Exercise instructions:
Your task is to repeat all of the data exactly while excluding the pictures.

Data provided:
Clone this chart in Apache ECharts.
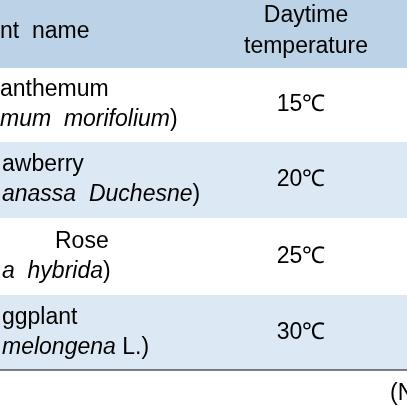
<!DOCTYPE html>
<html lang="en">
<head>
    <meta charset="UTF-8">
    <title>Table</title>
    <script src="https://cdn.jsdelivr.net/npm/echarts@6/dist/echarts.min.js"></script>
    <style>html,body{margin:0;padding:0;background:#fff;}</style>
</head>
<body>
<div id="main" style="width:407px;height:407px;"></div>
<script type="text/javascript">
    // table content (cropped on the left as in the picture)
    var headers = ['nt  name', 'Daytime\ntemperature'];
    var nameLine1 = ['anthemum', 'awberry', 'Rose', 'ggplant'];
    var nameLine2 = ['{i|mum  morifolium})', '{i|anassa  Duchesne})', '{i|a  hybrida})', '{i|melongena} L.)'];
    var nameX = [0, 2, 55, 2];
    var temps = ['15℃', '20℃', '25℃', '30℃'];
    var footnote = '(N';

    var rowTop = [68, 142, 218, 295];
    var rowBottom = [142, 218, 295, 370];
    var rowFill = ['#ffffff', '#dce8f3', '#ffffff', '#dce8f3'];
    var font = 'Liberation Sans, Arial, sans-serif';
    var fs = 23;

    var g = [];
    g.push({type: 'rect', shape: {x: 0, y: 0, width: 407, height: 68}, style: {fill: '#bcd3e7'}});
    for (var i = 0; i < temps.length; i++) {
        g.push({type: 'rect', shape: {x: 0, y: rowTop[i], width: 407, height: rowBottom[i] - rowTop[i]}, style: {fill: rowFill[i]}});
        var mid = (rowTop[i] + rowBottom[i]) / 2;
        g.push({type: 'text', x: nameX[i], y: mid - 15, style: {text: nameLine1[i], font: fs + 'px ' + font, fill: '#000', verticalAlign: 'middle'}});
        g.push({type: 'text', x: nameX[i] === 55 ? 2 : nameX[i], y: mid + 15, style: {
            text: nameLine2[i], font: fs + 'px ' + font, fill: '#000', verticalAlign: 'middle',
            rich: {i: {fontStyle: 'italic', fontSize: fs, fontFamily: font}}
        }});
        g.push({type: 'text', x: 301, y: mid, style: {text: temps[i], font: fs + 'px ' + font, fill: '#000', align: 'center', verticalAlign: 'middle'}});
    }
    g.push({type: 'text', x: 0, y: 32, style: {text: headers[0], font: fs + 'px ' + font, fill: '#000', verticalAlign: 'middle'}});
    g.push({type: 'text', x: 306, y: 31, style: {text: headers[1], font: fs + 'px ' + font, fill: '#000', align: 'center', verticalAlign: 'middle', lineHeight: 31}});
    g.push({type: 'line', shape: {x1: 0, y1: 370, x2: 407, y2: 370}, style: {stroke: '#555', lineWidth: 1.5}});
    g.push({type: 'text', x: 390, y: 394, style: {text: footnote, font: fs + 'px ' + font, fill: '#000', verticalAlign: 'middle'}});

    var myChart = echarts.init(document.getElementById('main'));
    myChart.setOption({animation: false, graphic: {elements: g}});
</script>
</body>
</html>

Complete answer:
Clone this chart in Apache ECharts.
<!DOCTYPE html>
<html lang="en">
<head>
    <meta charset="UTF-8">
    <title>Table</title>
    <script src="https://cdn.jsdelivr.net/npm/echarts@6/dist/echarts.min.js"></script>
    <style>html,body{margin:0;padding:0;background:#fff;}</style>
</head>
<body>
<div id="main" style="width:407px;height:407px;"></div>
<script type="text/javascript">
    // table content (cropped on the left as in the picture)
    var headers = ['nt  name', 'Daytime\ntemperature'];
    var nameLine1 = ['anthemum', 'awberry', 'Rose', 'ggplant'];
    var nameLine2 = ['{i|mum  morifolium})', '{i|anassa  Duchesne})', '{i|a  hybrida})', '{i|melongena} L.)'];
    var nameX = [0, 2, 55, 2];
    var temps = ['15℃', '20℃', '25℃', '30℃'];
    var footnote = '(N';

    var rowTop = [68, 142, 218, 295];
    var rowBottom = [142, 218, 295, 370];
    var rowFill = ['#ffffff', '#dce8f3', '#ffffff', '#dce8f3'];
    var font = 'Liberation Sans, Arial, sans-serif';
    var fs = 23;

    var g = [];
    g.push({type: 'rect', shape: {x: 0, y: 0, width: 407, height: 68}, style: {fill: '#bcd3e7'}});
    for (var i = 0; i < temps.length; i++) {
        g.push({type: 'rect', shape: {x: 0, y: rowTop[i], width: 407, height: rowBottom[i] - rowTop[i]}, style: {fill: rowFill[i]}});
        var mid = (rowTop[i] + rowBottom[i]) / 2;
        g.push({type: 'text', x: nameX[i], y: mid - 15, style: {text: nameLine1[i], font: fs + 'px ' + font, fill: '#000', verticalAlign: 'middle'}});
        g.push({type: 'text', x: nameX[i] === 55 ? 2 : nameX[i], y: mid + 15, style: {
            text: nameLine2[i], font: fs + 'px ' + font, fill: '#000', verticalAlign: 'middle',
            rich: {i: {fontStyle: 'italic', fontSize: fs, fontFamily: font}}
        }});
        g.push({type: 'text', x: 301, y: mid, style: {text: temps[i], font: fs + 'px ' + font, fill: '#000', align: 'center', verticalAlign: 'middle'}});
    }
    g.push({type: 'text', x: 0, y: 32, style: {text: headers[0], font: fs + 'px ' + font, fill: '#000', verticalAlign: 'middle'}});
    g.push({type: 'text', x: 306, y: 31, style: {text: headers[1], font: fs + 'px ' + font, fill: '#000', align: 'center', verticalAlign: 'middle', lineHeight: 31}});
    g.push({type: 'line', shape: {x1: 0, y1: 370, x2: 407, y2: 370}, style: {stroke: '#555', lineWidth: 1.5}});
    g.push({type: 'text', x: 390, y: 394, style: {text: footnote, font: fs + 'px ' + font, fill: '#000', verticalAlign: 'middle'}});

    var myChart = echarts.init(document.getElementById('main'));
    myChart.setOption({animation: false, graphic: {elements: g}});
</script>
</body>
</html>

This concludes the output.